▶ **What the task requires**
Determine the count of lines holding the string "chart". Return only the number.

— START Source records —

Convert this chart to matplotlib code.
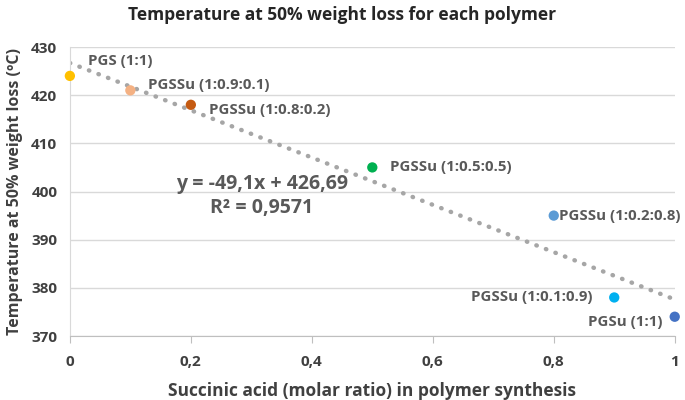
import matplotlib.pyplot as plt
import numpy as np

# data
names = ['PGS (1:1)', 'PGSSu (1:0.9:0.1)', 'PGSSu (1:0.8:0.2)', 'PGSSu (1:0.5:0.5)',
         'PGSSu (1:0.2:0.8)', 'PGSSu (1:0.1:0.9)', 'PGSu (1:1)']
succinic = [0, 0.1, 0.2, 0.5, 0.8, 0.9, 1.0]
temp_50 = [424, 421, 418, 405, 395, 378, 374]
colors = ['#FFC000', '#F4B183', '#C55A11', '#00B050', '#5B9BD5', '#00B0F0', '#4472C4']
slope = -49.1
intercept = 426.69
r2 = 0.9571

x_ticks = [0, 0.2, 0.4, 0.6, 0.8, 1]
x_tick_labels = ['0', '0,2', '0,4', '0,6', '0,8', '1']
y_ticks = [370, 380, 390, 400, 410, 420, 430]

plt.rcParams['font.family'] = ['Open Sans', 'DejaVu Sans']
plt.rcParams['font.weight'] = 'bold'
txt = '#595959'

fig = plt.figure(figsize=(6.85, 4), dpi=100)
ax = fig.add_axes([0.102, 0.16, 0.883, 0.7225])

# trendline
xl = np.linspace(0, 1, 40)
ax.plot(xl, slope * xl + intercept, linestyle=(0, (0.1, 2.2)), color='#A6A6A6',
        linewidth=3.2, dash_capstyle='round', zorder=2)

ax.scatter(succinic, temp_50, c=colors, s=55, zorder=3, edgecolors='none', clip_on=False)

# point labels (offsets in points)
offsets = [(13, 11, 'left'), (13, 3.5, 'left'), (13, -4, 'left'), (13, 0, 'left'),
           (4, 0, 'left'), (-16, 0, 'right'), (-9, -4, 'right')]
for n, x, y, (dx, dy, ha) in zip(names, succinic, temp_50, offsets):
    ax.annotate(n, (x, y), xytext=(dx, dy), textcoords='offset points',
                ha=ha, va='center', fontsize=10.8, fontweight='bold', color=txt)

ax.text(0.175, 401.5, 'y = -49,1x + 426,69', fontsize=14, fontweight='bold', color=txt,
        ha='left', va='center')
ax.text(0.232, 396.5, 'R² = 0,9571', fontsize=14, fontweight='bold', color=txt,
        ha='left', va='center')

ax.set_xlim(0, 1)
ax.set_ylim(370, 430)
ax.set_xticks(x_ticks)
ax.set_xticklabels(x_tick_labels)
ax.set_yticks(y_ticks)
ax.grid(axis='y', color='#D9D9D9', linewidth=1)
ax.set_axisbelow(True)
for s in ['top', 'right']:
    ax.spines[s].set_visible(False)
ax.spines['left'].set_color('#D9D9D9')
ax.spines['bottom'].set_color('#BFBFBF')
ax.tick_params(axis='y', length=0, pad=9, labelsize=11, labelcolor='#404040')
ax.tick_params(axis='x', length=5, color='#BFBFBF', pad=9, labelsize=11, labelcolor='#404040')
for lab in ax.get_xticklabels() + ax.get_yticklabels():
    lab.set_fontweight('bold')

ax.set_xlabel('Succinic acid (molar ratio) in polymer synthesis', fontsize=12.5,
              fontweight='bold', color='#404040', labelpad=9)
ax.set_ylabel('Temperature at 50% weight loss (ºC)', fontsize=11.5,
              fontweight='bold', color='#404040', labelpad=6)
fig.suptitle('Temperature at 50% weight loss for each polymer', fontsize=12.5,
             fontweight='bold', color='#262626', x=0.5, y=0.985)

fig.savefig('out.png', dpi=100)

— END Source records —
— START Source records —

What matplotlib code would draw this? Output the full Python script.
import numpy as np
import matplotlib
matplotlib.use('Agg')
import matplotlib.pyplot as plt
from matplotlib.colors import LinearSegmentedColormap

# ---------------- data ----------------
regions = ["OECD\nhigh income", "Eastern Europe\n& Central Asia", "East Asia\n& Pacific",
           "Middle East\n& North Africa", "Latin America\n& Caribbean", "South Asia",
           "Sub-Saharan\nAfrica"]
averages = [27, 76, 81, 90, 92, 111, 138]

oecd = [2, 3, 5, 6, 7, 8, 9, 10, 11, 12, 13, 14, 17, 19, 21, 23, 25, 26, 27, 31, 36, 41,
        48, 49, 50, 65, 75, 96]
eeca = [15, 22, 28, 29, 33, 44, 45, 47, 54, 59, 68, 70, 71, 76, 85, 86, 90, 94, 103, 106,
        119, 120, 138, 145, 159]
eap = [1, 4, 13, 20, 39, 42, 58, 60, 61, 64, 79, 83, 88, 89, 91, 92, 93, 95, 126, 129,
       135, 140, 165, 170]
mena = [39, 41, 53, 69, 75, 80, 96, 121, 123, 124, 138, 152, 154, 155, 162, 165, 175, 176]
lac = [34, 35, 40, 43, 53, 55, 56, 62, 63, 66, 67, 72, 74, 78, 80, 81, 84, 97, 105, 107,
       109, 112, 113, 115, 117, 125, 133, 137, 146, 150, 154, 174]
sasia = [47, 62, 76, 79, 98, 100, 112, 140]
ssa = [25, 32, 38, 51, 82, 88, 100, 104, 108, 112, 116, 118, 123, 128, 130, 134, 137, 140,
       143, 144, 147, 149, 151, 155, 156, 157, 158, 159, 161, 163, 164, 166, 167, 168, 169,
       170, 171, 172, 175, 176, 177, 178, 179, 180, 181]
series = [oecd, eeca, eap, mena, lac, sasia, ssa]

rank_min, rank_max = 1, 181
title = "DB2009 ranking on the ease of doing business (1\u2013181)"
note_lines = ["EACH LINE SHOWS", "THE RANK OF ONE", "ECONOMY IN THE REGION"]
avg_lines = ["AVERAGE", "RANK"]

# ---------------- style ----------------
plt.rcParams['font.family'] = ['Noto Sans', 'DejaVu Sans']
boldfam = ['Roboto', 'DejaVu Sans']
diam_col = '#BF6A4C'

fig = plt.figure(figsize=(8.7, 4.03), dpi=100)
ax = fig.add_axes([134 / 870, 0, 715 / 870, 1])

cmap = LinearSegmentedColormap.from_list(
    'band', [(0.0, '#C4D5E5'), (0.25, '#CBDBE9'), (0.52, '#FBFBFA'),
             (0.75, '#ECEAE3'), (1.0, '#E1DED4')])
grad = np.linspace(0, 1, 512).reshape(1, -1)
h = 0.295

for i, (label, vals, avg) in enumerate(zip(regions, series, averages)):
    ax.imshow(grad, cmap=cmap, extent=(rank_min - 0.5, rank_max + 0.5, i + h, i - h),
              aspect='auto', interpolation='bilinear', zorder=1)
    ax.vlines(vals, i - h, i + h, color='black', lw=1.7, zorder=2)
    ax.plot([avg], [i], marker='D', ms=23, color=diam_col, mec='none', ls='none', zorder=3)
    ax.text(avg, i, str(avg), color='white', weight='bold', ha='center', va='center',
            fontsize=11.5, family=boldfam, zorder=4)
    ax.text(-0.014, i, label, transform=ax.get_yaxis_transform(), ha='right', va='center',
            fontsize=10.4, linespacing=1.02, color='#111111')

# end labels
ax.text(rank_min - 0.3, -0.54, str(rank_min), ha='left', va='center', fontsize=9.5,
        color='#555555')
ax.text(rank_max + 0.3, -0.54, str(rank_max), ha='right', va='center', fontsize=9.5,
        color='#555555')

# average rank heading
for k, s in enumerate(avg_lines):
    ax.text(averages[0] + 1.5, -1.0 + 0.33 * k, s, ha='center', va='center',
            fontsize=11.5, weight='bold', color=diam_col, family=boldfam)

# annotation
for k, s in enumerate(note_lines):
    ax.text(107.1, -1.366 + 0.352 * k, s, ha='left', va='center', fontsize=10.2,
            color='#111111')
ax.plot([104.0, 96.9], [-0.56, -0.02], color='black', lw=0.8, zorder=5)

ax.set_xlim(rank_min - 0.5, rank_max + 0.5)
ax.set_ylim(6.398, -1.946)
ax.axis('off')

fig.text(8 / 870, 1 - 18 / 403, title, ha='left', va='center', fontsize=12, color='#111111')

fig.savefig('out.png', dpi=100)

— END Source records —

▶ **Task response**
1